While it is tempting to tip toward protectionism, free trade has reduced U.S. consumer prices and promoted shared interest in an integrated global economy. With global free trade over the past three decades, average annual inflation in the U.S. dropped from 4.3% during the Cold War period from 1947 to 1991 to 2.3% after the Cold War from 1992 to 2015. A 2% annual inflation reduction over 24 years equates to 60% lower average prices for consumer goods today.
The U.S. has also benefited from a surge in innovation since the end of the Cold War. Foreign citations in Russian math journals tripled and the U.S. received an influx of scientists from Russia after 1991[i]. Google, founded by Larry Page and Sergey Brin, emerged from this newfound collaboration. Kerr estimates that about 25% of U.S. patents filed in 2018 were from Chinese, Indian and Russian immigrants.[ii] About 50% of recent U.S. unicorn technology companies were founded by immigrants.

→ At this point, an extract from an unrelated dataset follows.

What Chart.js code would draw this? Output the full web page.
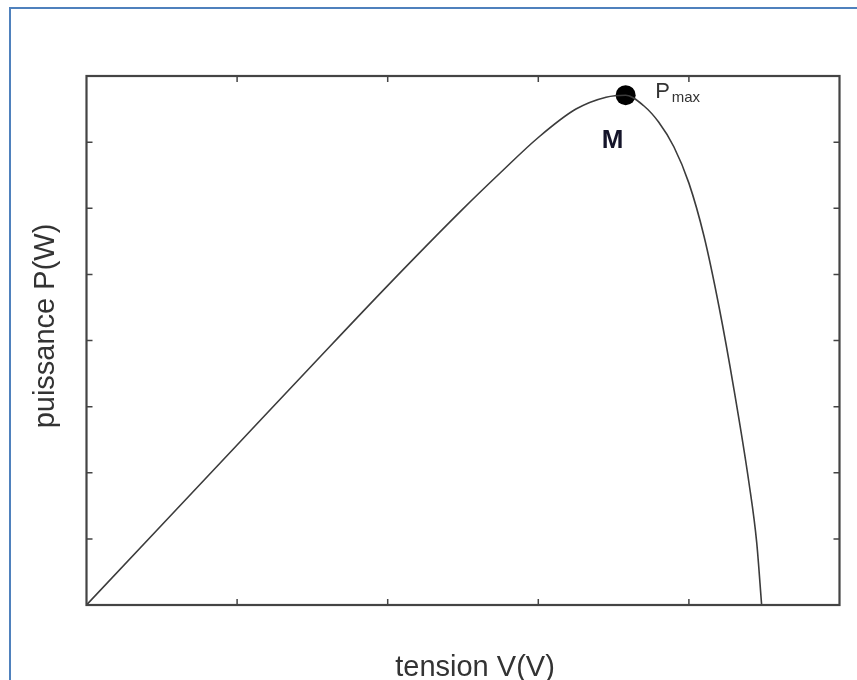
<!DOCTYPE html>
<html>
<head>
<meta charset="utf-8">
<script src="https://cdn.jsdelivr.net/npm/chart.js@4.4.1/dist/chart.umd.min.js"></script>
<style>
html, body { margin: 0; padding: 0; background: #fff; overflow: hidden; }
#wrap { position: relative; width: 857px; height: 680px; }
#cadre { position: absolute; left: 9px; top: 7px; width: 900px; height: 720px; border: 2px solid #4f81bd; box-sizing: border-box; }
#pvChart { position: absolute; left: 0; top: 0; }
</style>
</head>
<body>
<div id="wrap">
    <div id="cadre"></div>
    <canvas id="pvChart" width="857" height="680"></canvas>
</div>
<script>
// courbe P(V) d'un panneau
var tension   = [0, 0.5, 1.0, 1.5, 2.0, 2.5, 2.75, 3.0, 3.25, 3.45, 3.58, 3.70, 3.80, 3.90, 4.00, 4.10, 4.20, 4.30, 4.40, 4.45, 4.483];
var puissance = [0, 1.21, 2.42, 3.63, 4.83, 5.99, 6.54, 7.07, 7.50, 7.68, 7.71, 7.55, 7.30, 6.93, 6.38, 5.58, 4.51, 3.25, 1.83, 0.95, 0];

var pointMax = { x: 3.58, y: 7.71 };

var xTicks = [1, 2, 3, 4];
var yTicks = [1, 2, 3, 4, 5, 6, 7];

var titreX = "tension V(V)";
var titreY = "puissance P(W)";
var police = "'Liberation Sans', Arial, sans-serif";

var courbe = [];
tension.forEach(function(v, i) {
    courbe.push({ x: v, y: puissance[i] });
});

// cadre du graphique + graduations vers l'interieur
var cadrePlugin = {
    id: "cadre",
    afterDatasetsDraw: function(chart) {
        var ctx = chart.ctx;
        var a = chart.chartArea;
        var sx = chart.scales.x, sy = chart.scales.y;
        var L = 6;
        ctx.save();
        ctx.strokeStyle = "#444";
        ctx.lineWidth = 1.5;
        ctx.beginPath();
        xTicks.forEach(function(t) {
            var px = sx.getPixelForValue(t);
            ctx.moveTo(px, a.bottom); ctx.lineTo(px, a.bottom - L);
            ctx.moveTo(px, a.top); ctx.lineTo(px, a.top + L);
        });
        yTicks.forEach(function(t) {
            var py = sy.getPixelForValue(t);
            ctx.moveTo(a.left, py); ctx.lineTo(a.left + L, py);
            ctx.moveTo(a.right, py); ctx.lineTo(a.right - L, py);
        });
        ctx.stroke();
        ctx.lineWidth = 2.2;
        ctx.strokeRect(a.left, a.top, a.right - a.left, a.bottom - a.top);
        ctx.restore();
    },
    afterDraw: function(chart) {
        var ctx = chart.ctx;
        var a = chart.chartArea;
        var px = chart.scales.x.getPixelForValue(pointMax.x);
        var py = chart.scales.y.getPixelForValue(pointMax.y);
        ctx.save();
        ctx.fillStyle = "#333";
        ctx.textBaseline = "middle";
        ctx.textAlign = "center";
        ctx.font = "29px " + police;
        ctx.fillText(titreX, (a.left + a.right) / 2 + 12, a.bottom + 63);
        ctx.save();
        ctx.translate(a.left - 40.5, (a.top + a.bottom) / 2 - 14.5);
        ctx.rotate(-Math.PI / 2);
        ctx.fillText(titreY, 0, 0);
        ctx.restore();

        // M
        ctx.fillStyle = "#15152a";
        ctx.font = "bold 26px " + police;
        ctx.fillText("M", px - 13, py + 46);

        // Pmax
        ctx.fillStyle = "#333";
        ctx.textAlign = "left";
        ctx.textBaseline = "alphabetic";
        ctx.font = "22px " + police;
        ctx.fillText("P", px + 29.5, py + 3);
        ctx.font = "15px " + police;
        ctx.fillText("max", px + 46, py + 7);
        ctx.restore();
    }
};

var pvChart = new Chart(document.getElementById("pvChart"), {
    type: "line",
    data: {
        datasets: [
            {
                label: "P(V)",
                data: courbe,
                borderColor: "#3c3c3c",
                borderWidth: 1.6,
                pointRadius: 0,
                fill: false,
                cubicInterpolationMode: "monotone"
            },
            {
                label: "Pmax",
                data: [pointMax],
                showLine: false,
                pointRadius: 10,
                pointBackgroundColor: "#000",
                pointBorderWidth: 0
            }
        ]
    },
    options: {
        responsive: false,
        animation: false,
        devicePixelRatio: 1,
        layout: {
            padding: { left: 86.5, right: 17.5, top: 76, bottom: 75 }
        },
        plugins: {
            legend: { display: false },
            tooltip: { enabled: false }
        },
        scales: {
            x: { type: "linear", min: 0, max: 5, display: false },
            y: { type: "linear", min: 0, max: 8, display: false }
        }
    },
    plugins: [cadrePlugin]
});
</script>
</body>
</html>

Biden appropriately acknowledges China as a competitor to U.S. national and security interests.? China competes aggressively and has so for decades. China has long blocked domestic access to Internet companies such as Google and Facebook. In 2017, China announced its intent to lead the world in artificial intelligence by 2030. China’s National Intelligence Law of 2017 requires all organizations and citizens to support, assist and cooperate with national intelligence efforts. Since China requires foreign technology firms to operate through joint ventures, any intellectual property availed or developed through these joint ventures is effectively open source on demand.
In both sports and business, intense rivalry improves both competitors. America peacefully yet effectively responded to threats from the Soviet Union and Japan in the second half of the twentieth century. U.S. and China have many shared interests that promote ongoing collaboration.
The US has enjoyed hegemony as the sole superpower for the past three decades. As Paul Kennedy observed in The Rise and Fall of the Great Powers, America must avoid military overstretch and balance guns and butter while investing in long-term economic growth. The emergence of China as a global rival may benefit America by refocusing investment, realigning national and corporate interests, and reuniting fractious domestic political partisanship.
[i] Borjas, G.J., Doran, K. (2012). The Collapse of the Soviet Union and the Productivity of American Mathematicians, Quarterly Journal of Economics 127:3 (2012), 1143-1203.
[ii] Kerr, S. P., W. R. Kerr. 2020b. Immigration policy levers for US innovation and start-ups. Innovation and Public Policy. University of Chicago Press, 85–115.